Lo triste, de todas formas, es el cargado contenido racista que tiene la palabra. Ella no deja de expresar un sentimiento injuriante y despectivo. El inca Garcilazo de la Vega, hace cuatrocientos años, ya se había preocupado de las raíces etimológicas de la palabra en sus Comentarios Reales. En dichas crónicas sugiere que cholo es el hijo del mestizo, que el término sería originario de las Antillas, que querría decir perro y que los españoles lo habrían usado con intención infamante o de vituperio. Hacia el mismo tiempo, el peruano Guamán Poma de Ayala habría de referirse también al término en sus Nuevas Crónicas.

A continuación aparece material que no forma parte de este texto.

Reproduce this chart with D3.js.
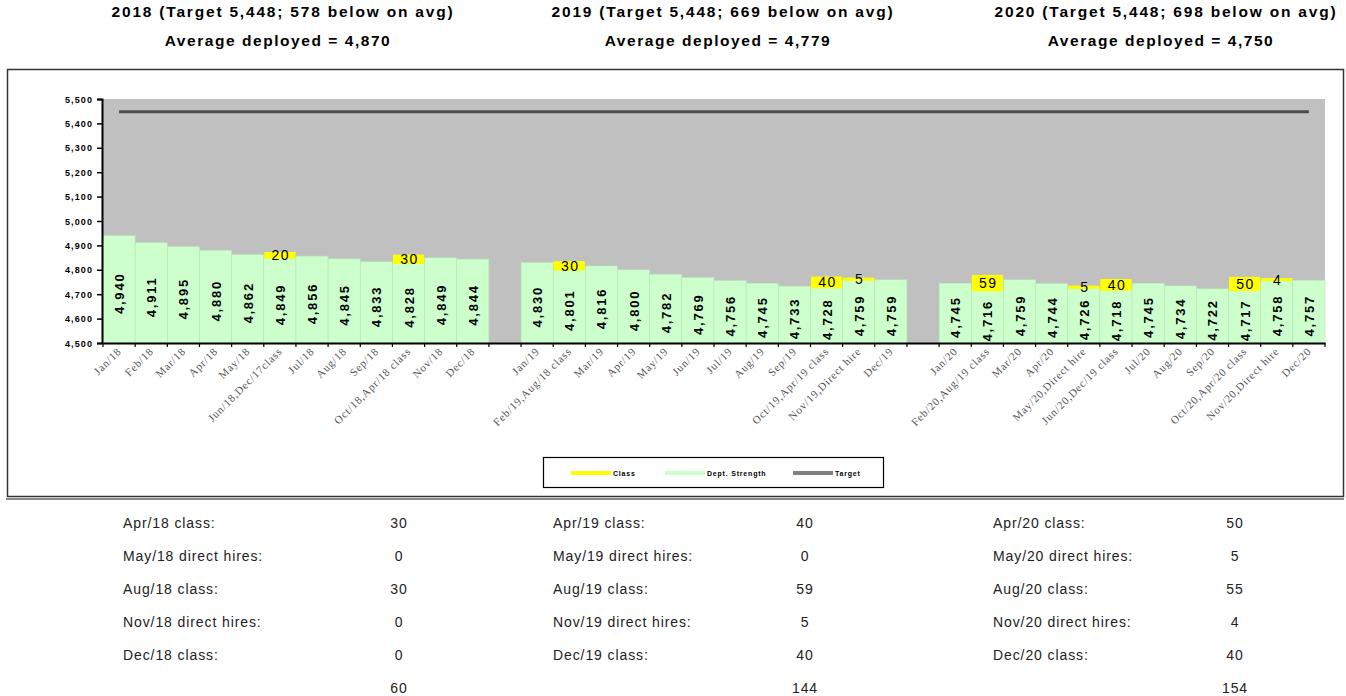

Por todo ello, resulta interesante estudiar el vocablo, más como insulto racista que como sustantivo, aun prescindiendo de sus aspectos etimológicos. Lo que quizás merezca investigarse es tanto el contenido sociológico, cuanto el factor de índole psicológica, para que éste haya sido utilizado como insulto. Hay, de todas formas, algo apasionante en la mecánica de los insultos; hay quienes sugieren que los denuestos y las ofensas, describen al que las profiere más que al mismo destinatario. Insultar a alguien, supone endilgar adjetivos a quien no los merece; pues, si usamos calificativos para describir a quien sí los merece, nuestra acción se convierte en definición justificada y ya no llega a convertirse en insulto…

Podría existir una cierta dosis de sinceridad en esto de los insultos, los que casi siempre se ejercitan para conseguir un catártico desahogo o para satisfacernos con el alivio de “respirar por la herida”. Pero hay también aquellos que no son tan santos; son aquellos que los expresamos únicamente cuando estamos a espaldas de la persona ofendida. A fin de cuentas, cada cual insulta y “cholea” como puede y de acuerdo con sus limitaciones y posibilidades… No les parece, cholitos?